Dans un monde en constante évolution, il est devenu essentiel de déterminer quelles sont les zones naturelles qui nécessitent d’être protégées des menaces actuelles et futures. Au vu de l’étendue de nos océans, cet exercice s’avère difficile, tout particulièrement quand il s’agit de zones reculées comme l’océan Austral.
Plusieurs scientifiques, dont le Dr Bruno Danis, du Laboratoire de biologie marine de l’ULB, mais aussi le Dr Anton Van de Putte, chercheur de l’Institut Royal des Sciences Naturelles de Belgique, proposent une approche innovante pour identifier les zones le plus riches en termes de biodiversité qu’il convient de protéger. Leur méthode est basée sur l’analyse de données relatives aux oiseaux et mammifères marins.
Le principe est simple : les animaux se rendent dans des endroits où ils trouvent une source de nourriture. «Les baleines à bosse et les manchots vont dans des endroits où ils peuvent se nourrir de krill, tandis que les éléphants de mer et les albatros vont dans des endroits où ils peuvent trouver des poissons, des calmars ou d’autres proies » explique Bruno Danis, de l’ULB. « Si tous ces prédateurs et leurs proies se trouvent au même endroit, il est évident que cette zone présente à la fois une grande diversité et une grande abondance d’espèces et qu’elle revêt donc un intérêt écologique particulier. »
Plus de 70 scientifiques provenant de 12 programmes nationaux en Antarctique, ont mis en commun leurs données relatives au suivi des prédateurs de l’océan Austral pour identifier ces « hotspots ». Ces données portent sur quelque 4000 individus appartenant à 17 espèces différentes.
« Il est évidemment impossible de suivre tous les individus à partir de toutes leurs colonies.
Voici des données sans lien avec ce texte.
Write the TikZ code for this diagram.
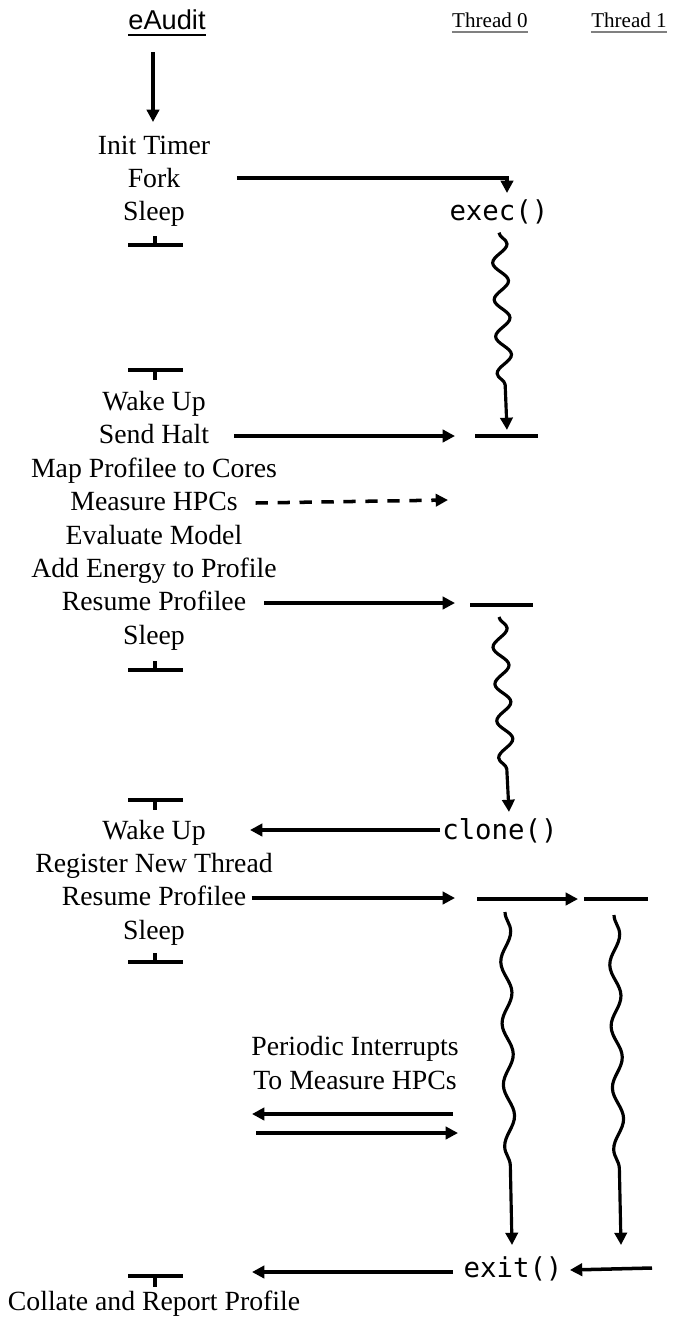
\documentclass[tikz,border=0pt]{standalone}
\usepackage{fontspec}
\setmainfont{Liberation Serif}
\setsansfont{Liberation Sans}
\setmonofont{DejaVu Sans Mono}
\usetikzlibrary{arrows.meta,decorations.pathmorphing}
\begin{document}
\begin{tikzpicture}[x=0.02cm, y=-0.02cm,
    txt/.style={font=\fontsize{15.8}{19}\selectfont, inner sep=0pt, text height=11pt, text depth=3pt},
    code/.style={font=\fontsize{15.6}{19}\selectfont\ttfamily, inner sep=0pt, text height=11pt, text depth=3pt},
    hdr/.style={font=\fontsize{12}{14}\selectfont, inner sep=0pt},
    arr/.style={line width=2pt, -{Triangle[length=7pt,width=7pt]}},
    bar/.style={line width=2pt},
    wave/.style={line width=1.8pt, -{Triangle[length=7pt,width=7pt]}, decorate,
        decoration={snake, segment length=21pt, amplitude=4.3pt, post length=16pt}},
    longwave/.style={wave, decoration={snake, segment length=35pt, amplitude=3pt, post length=36pt}}]
    \useasboundingbox (0,0) rectangle (692,1319);
    % headers
    \node[font=\fontsize{15.5}{18}\selectfont\sffamily, inner sep=0pt] (eaudit) at (167,20) {eAudit};
    \node[hdr] (thr0) at (490,20) {Thread 0};
    \node[hdr] (thr1) at (629,20) {Thread 1};
    \draw[line width=1.1pt] ([yshift=-2.5pt]eaudit.south west) -- ([yshift=-2.5pt]eaudit.south east);
    \draw[line width=0.8pt, gray] ([yshift=-2.5pt]thr0.south west) -- ([yshift=-2.5pt]thr0.south east);
    \draw[line width=0.8pt, gray] ([yshift=-2.5pt]thr1.south west) -- ([yshift=-2.5pt]thr1.south east);

    % eAudit column
    \node[txt] (init) at (154,147) {Init Timer};
    \node[txt] (fork) at (154,180) {Fork};
    \node[txt] (sleep1) at (154,213) {Sleep};
    \node[txt] (wake1) at (154,403) {Wake Up};
    \node[txt] (halt) at (154,436) {Send Halt};
    \node[txt] (map) at (154,470) {Map Profilee to Cores};
    \node[txt] (measure) at (154,503) {Measure HPCs};
    \node[txt] (eval) at (154,537) {Evaluate Model};
    \node[txt] (energy) at (154,570) {Add Energy to Profile};
    \node[txt] (resume1) at (154,603) {Resume Profilee};
    \node[txt] (sleep2) at (154,637) {Sleep};
    \node[txt] (wake2) at (154,832) {Wake Up};
    \node[txt] (register) at (154,865) {Register New Thread};
    \node[txt] (resume2) at (154,898) {Resume Profilee};
    \node[txt] (sleep3) at (154,932) {Sleep};
    \node[txt] (periodic) at (355,1048) {Periodic Interrupts};
    \node[txt] (tomeasure) at (355,1082) {To Measure HPCs};
    \node[txt] (collate) at (154,1303) {Collate and Report Profile};

    % thread calls
    \node[code] (exec) at (499,213) {exec()};
    \node[code] (clone) at (500,832) {clone()};
    \node[code] (exit) at (513,1270) {exit()};

    % sleep marks
    \draw[bar] (128,245) -- (183,245) (155,245) -- (155,236);
    \draw[bar] (128,370) -- (183,370) (155,370) -- (155,380);
    \draw[bar] (128,670) -- (183,670) (155,670) -- (155,661);
    \draw[bar] (128,800) -- (183,800) (155,800) -- (155,810);
    \draw[bar] (128,962) -- (183,962) (155,962) -- (155,953);
    \draw[bar] (128,1276) -- (183,1276) (155,1276) -- (155,1287);

    % thread 0 / thread 1 stops
    \draw[bar] (475,436) -- (538,436);
    \draw[bar] (470,605) -- (533,605);
    \draw[bar] (477,899) -- (540,899);
    \draw[bar] (584,899) -- (648,899);

    \coordinate (start) at (153,52);
    \coordinate (forkin) at (507,193);
    \coordinate (haltin) at (455,436);
    \coordinate (hpcin) at (448,500);
    \coordinate (resumein1) at (455,603);
    \coordinate (clonefrom) at (440,830);
    \coordinate (resumein2) at (455,898);
    \coordinate (t0end) at (512,1245);
    \coordinate (t1end) at (621,1245);
    \coordinate (exitfrom) at (453,1272);

    % connectors
    \draw[arr] (start) -- (153,122);
    \draw[arr] ([xshift=32]fork.east |- 0,178) -| (forkin);
    \draw[wave] ([yshift=-4pt]exec.south) -- (507,430);
    \draw[arr] ([xshift=14]halt.east) -- (haltin);
    \draw[arr, dash pattern=on 7pt off 5.5pt] ([xshift=10]measure.east) -- (hpcin);
    \draw[arr] ([xshift=10]resume1.east) -- (resumein1);
    \draw[wave] (499,617) -- (509,812);
    \draw[arr] (clonefrom) -- (250,830);
    \draw[arr] ([xshift=3]resume2.east) -- (resumein2);
    \draw[arr] (540,899) -- (578,899);
    \draw[longwave] (505,912) -- (t0end);
    \draw[longwave] (614,915) -- (t1end);
    \draw[arr] (453,1114) -- (252,1114);
    \draw[arr] (256,1133) -- (458,1133);
    \draw[arr] (exitfrom) -- (252,1272);
    \draw[arr] (652,1268) -- ([xshift=4]exit.east);
\end{tikzpicture}
\end{document}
Une simple cartographie fournirait donc une représentation biaisée de la distribution des animaux » souligne Bruno Danis.
Pour surmonter ces lacunes, des modèles statistiques sophistiqués ont été développés pour prédire les mouvements en mer de toutes les espèces de grands prédateurs pour l’océan Austral. Ces modèles ont été combinés pour les 17 espèces de prédateurs afin de générer une carte prédictive des zones exploitées en priorité par ces organismes.
Les chercheurs ont ainsi pu observer que les zones dites « d’importance écologique » sont concentrées autour du plateau continental de l’Antarctique et dans deux régions océaniques distinctes, l’une se situant au niveau de la péninsule Antarctique y compris l’Arc de la Scotia, et l’autre entourant les îles subantarctiques dans le secteur indien de l’océan Austral.
Dans ce contexte, les aires marines protégées (AMPs) constituent un outil crucial pour la préservation de la biodiversité. Les AMP existantes concernent pour la plupart des zones écologiquement importantes. En mettant en œuvre les projections des modèles climatiques pour évaluer la manière dont ces zones pourraient se déplacer d’ici 2100, on constate que les AMPs existantes, ayant des frontières fixes, pourraient ne plus correspondre aux futurs habitats des espèces modélisées. Une gestion dynamique des AMPs, mise à jour à l’aide du type de modèles développés, est donc préconisée pour assurer une protection cohérente des écosystèmes de l’océan Austral et de leurs ressources.